**Exercise input**

# # # #

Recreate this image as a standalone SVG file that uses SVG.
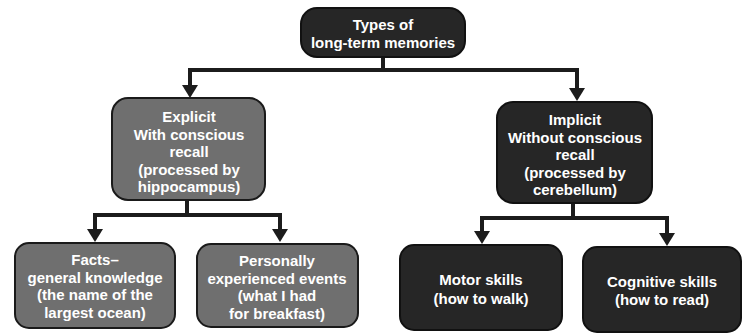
<svg xmlns="http://www.w3.org/2000/svg" width="744" height="334" viewBox="0 0 744 334">
<defs>
<style>
.dark{fill:#262626;stroke:#111;stroke-width:2}
.gray{fill:#6f6f6f;stroke:#1a1a1a;stroke-width:2}
.t{fill:#fff;font-family:"Liberation Sans",Arial,sans-serif;font-weight:bold;font-size:15px;text-anchor:middle}
.c{fill:none;stroke:#1c1c1c;stroke-width:4}
.ah{fill:#1c1c1c}
</style>
</defs>
<rect width="744" height="334" fill="#fff"/>
<g id="connectors">
<path class="c" d="M383 57V70M190 70H577M190 68V88M577 68V90"/>
<polygon class="ah" points="182,85 198,85 190,98"/>
<polygon class="ah" points="569,88 585,88 577,101"/>
<path class="c" d="M187 200V215M95 215H280M95 213V232M280 213V232"/>
<polygon class="ah" points="87,229 103,229 95,242"/>
<polygon class="ah" points="272,229 288,229 280,242"/>
<path class="c" d="M573 203V218M482 218H667M482 216V234M667 216V234"/>
<polygon class="ah" points="474,231 490,231 482,244"/>
<polygon class="ah" points="659,233 675,233 667,246"/>
</g>
<g id="n-types">
<rect class="dark" x="301" y="8" width="164" height="49" rx="16"/>
<text class="t" x="383" y="30">Types of</text>
<text class="t" x="383" y="48">long-term memories</text>
</g>
<g id="n-explicit">
<rect class="gray" x="112" y="98" width="153" height="102" rx="16"/>
<text class="t" x="189" y="122">Explicit</text>
<text class="t" x="189" y="139.5">With conscious</text>
<text class="t" x="189" y="157">recall</text>
<text class="t" x="189" y="174.5">(processed by</text>
<text class="t" x="189" y="192">hippocampus)</text>
</g>
<g id="n-implicit">
<rect class="dark" x="497" y="102" width="155" height="101" rx="16"/>
<text class="t" x="575" y="125">Implicit</text>
<text class="t" x="575" y="142.5">Without conscious</text>
<text class="t" x="575" y="160">recall</text>
<text class="t" x="575" y="177.5">(processed by</text>
<text class="t" x="575" y="195">cerebellum)</text>
</g>
<g id="n-facts">
<rect class="gray" x="15" y="243" width="160" height="85" rx="14"/>
<text class="t" x="95" y="265">Facts–</text>
<text class="t" x="95" y="282.5">general knowledge</text>
<text class="t" x="95" y="300">(the name of the</text>
<text class="t" x="95" y="317.5">largest ocean)</text>
</g>
<g id="n-personal">
<rect class="gray" x="197" y="244" width="161" height="83" rx="14"/>
<text class="t" x="277" y="266">Personally</text>
<text class="t" x="277" y="283.5">experienced events</text>
<text class="t" x="277" y="301">(what I had</text>
<text class="t" x="277" y="318.5">for breakfast)</text>
</g>
<g id="n-motor">
<rect class="dark" x="400" y="245" width="162" height="85" rx="14"/>
<text class="t" x="481" y="285">Motor skills</text>
<text class="t" x="481" y="304">(how to walk)</text>
</g>
<g id="n-cognitive">
<rect class="dark" x="583" y="247" width="158" height="85" rx="14"/>
<text class="t" x="662" y="287">Cognitive skills</text>
<text class="t" x="662" y="305">(how to read)</text>
</g>
</svg>
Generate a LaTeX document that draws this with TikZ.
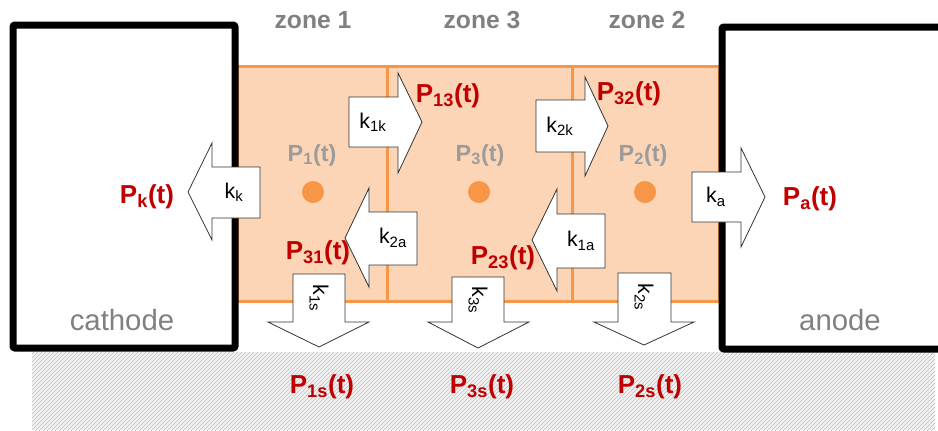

# # # #

**Work to do**
Using the material above, copy every line in which the string "that" occurs.

**Final result**
Recreate this image as a standalone SVG file that uses SVG.
Generate a LaTeX document that draws this with TikZ.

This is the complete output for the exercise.